▸ **TASK REQUIREMENTS**:
Repeat every line exactly, keeping the pictures out of the copy.

-- BEGIN --

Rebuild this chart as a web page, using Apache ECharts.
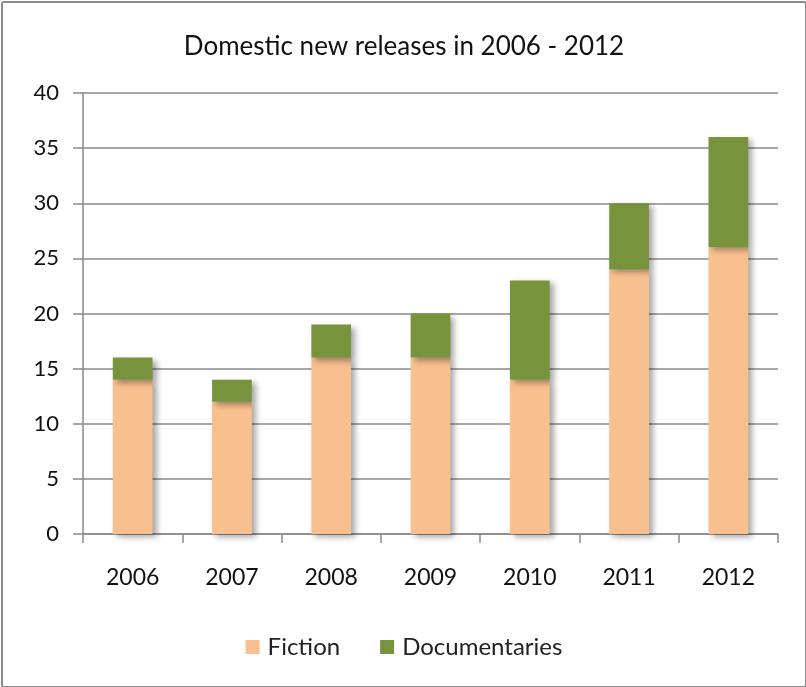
<!DOCTYPE html>
<html>
<head>
<meta charset="utf-8">
<script src="https://cdn.jsdelivr.net/npm/echarts@6/dist/echarts.min.js"></script>
<style>
  html,body{margin:0;padding:0;background:#fff;}
  #main{position:absolute;left:1px;top:1px;width:802px;height:683px;border:2px solid #8c8c8c;border-radius:3px;box-sizing:content-box;}
</style>
</head>
<body>
<div id="main"></div>
<script>
// 数据
var years = ['2006','2007','2008','2009','2010','2011','2012'];
var fiction = [14, 12, 16, 16, 14, 24, 26];
var documentaries = [2, 2, 3, 4, 9, 6, 10];
var yTicks = [0, 5, 10, 15, 20, 25, 30, 35, 40];

var font = 'Lato, "Open Sans", sans-serif';
var shadow = {shadowBlur: 6, shadowOffsetX: 4, shadowOffsetY: 3, shadowColor: 'rgba(0,0,0,0.35)'};

var myChart = echarts.init(document.getElementById('main'));
var option = {
    animation: false,
    title: {
        text: 'Domestic new releases in 2006 - 2012',
        left: 'center',
        top: 26,
        textStyle: {fontFamily: font, fontSize: 26, fontWeight: 'normal', color: '#111'}
    },
    legend: {
        bottom: 22,
        left: 'center',
        itemWidth: 14,
        itemHeight: 14,
        itemGap: 40,
        icon: 'rect',
        textStyle: {fontFamily: font, fontSize: 24, color: '#222', padding: [0, 0, 0, 3]},
        data: ['Fiction', 'Documentaries']
    },
    grid: {left: 80, right: 27, top: 90, bottom: 152},
    xAxis: {
        type: 'category',
        data: years,
        axisLine: {lineStyle: {color: '#8a8a8a', width: 1.5}},
        axisTick: {show: true, length: 9, lineStyle: {color: '#8a8a8a', width: 1.5}},
        axisLabel: {margin: 32, fontFamily: font, fontSize: 23, color: '#111'}
    },
    yAxis: {
        type: 'value',
        min: yTicks[0],
        max: yTicks[yTicks.length - 1],
        interval: 5,
        axisLine: {show: true, lineStyle: {color: '#8a8a8a', width: 1.5}},
        axisTick: {show: true, length: 10, lineStyle: {color: '#8a8a8a', width: 1.5}},
        axisLabel: {margin: 24, fontFamily: font, fontSize: 22, color: '#111'},
        splitLine: {lineStyle: {color: '#8a8a8a', width: 1.5}}
    },
    series: [
        {
            name: 'Fiction',
            type: 'bar',
            stack: 'total',
            barWidth: '40%',
            data: fiction,
            itemStyle: Object.assign({color: '#F9C08F'}, shadow)
        },
        {
            name: 'Documentaries',
            type: 'bar',
            stack: 'total',
            barWidth: '40%',
            data: documentaries,
            itemStyle: Object.assign({color: '#77933C'}, shadow)
        }
    ]
};
myChart.setOption(option);
</script>
</body>
</html>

-- END --

▸ **EXPECTED ANSWER**:
Rebuild this chart as a web page, using Apache ECharts.
<!DOCTYPE html>
<html>
<head>
<meta charset="utf-8">
<script src="https://cdn.jsdelivr.net/npm/echarts@6/dist/echarts.min.js"></script>
<style>
  html,body{margin:0;padding:0;background:#fff;}
  #main{position:absolute;left:1px;top:1px;width:802px;height:683px;border:2px solid #8c8c8c;border-radius:3px;box-sizing:content-box;}
</style>
</head>
<body>
<div id="main"></div>
<script>
// 数据
var years = ['2006','2007','2008','2009','2010','2011','2012'];
var fiction = [14, 12, 16, 16, 14, 24, 26];
var documentaries = [2, 2, 3, 4, 9, 6, 10];
var yTicks = [0, 5, 10, 15, 20, 25, 30, 35, 40];

var font = 'Lato, "Open Sans", sans-serif';
var shadow = {shadowBlur: 6, shadowOffsetX: 4, shadowOffsetY: 3, shadowColor: 'rgba(0,0,0,0.35)'};

var myChart = echarts.init(document.getElementById('main'));
var option = {
    animation: false,
    title: {
        text: 'Domestic new releases in 2006 - 2012',
        left: 'center',
        top: 26,
        textStyle: {fontFamily: font, fontSize: 26, fontWeight: 'normal', color: '#111'}
    },
    legend: {
        bottom: 22,
        left: 'center',
        itemWidth: 14,
        itemHeight: 14,
        itemGap: 40,
        icon: 'rect',
        textStyle: {fontFamily: font, fontSize: 24, color: '#222', padding: [0, 0, 0, 3]},
        data: ['Fiction', 'Documentaries']
    },
    grid: {left: 80, right: 27, top: 90, bottom: 152},
    xAxis: {
        type: 'category',
        data: years,
        axisLine: {lineStyle: {color: '#8a8a8a', width: 1.5}},
        axisTick: {show: true, length: 9, lineStyle: {color: '#8a8a8a', width: 1.5}},
        axisLabel: {margin: 32, fontFamily: font, fontSize: 23, color: '#111'}
    },
    yAxis: {
        type: 'value',
        min: yTicks[0],
        max: yTicks[yTicks.length - 1],
        interval: 5,
        axisLine: {show: true, lineStyle: {color: '#8a8a8a', width: 1.5}},
        axisTick: {show: true, length: 10, lineStyle: {color: '#8a8a8a', width: 1.5}},
        axisLabel: {margin: 24, fontFamily: font, fontSize: 22, color: '#111'},
        splitLine: {lineStyle: {color: '#8a8a8a', width: 1.5}}
    },
    series: [
        {
            name: 'Fiction',
            type: 'bar',
            stack: 'total',
            barWidth: '40%',
            data: fiction,
            itemStyle: Object.assign({color: '#F9C08F'}, shadow)
        },
        {
            name: 'Documentaries',
            type: 'bar',
            stack: 'total',
            barWidth: '40%',
            data: documentaries,
            itemStyle: Object.assign({color: '#77933C'}, shadow)
        }
    ]
};
myChart.setOption(option);
</script>
</body>
</html>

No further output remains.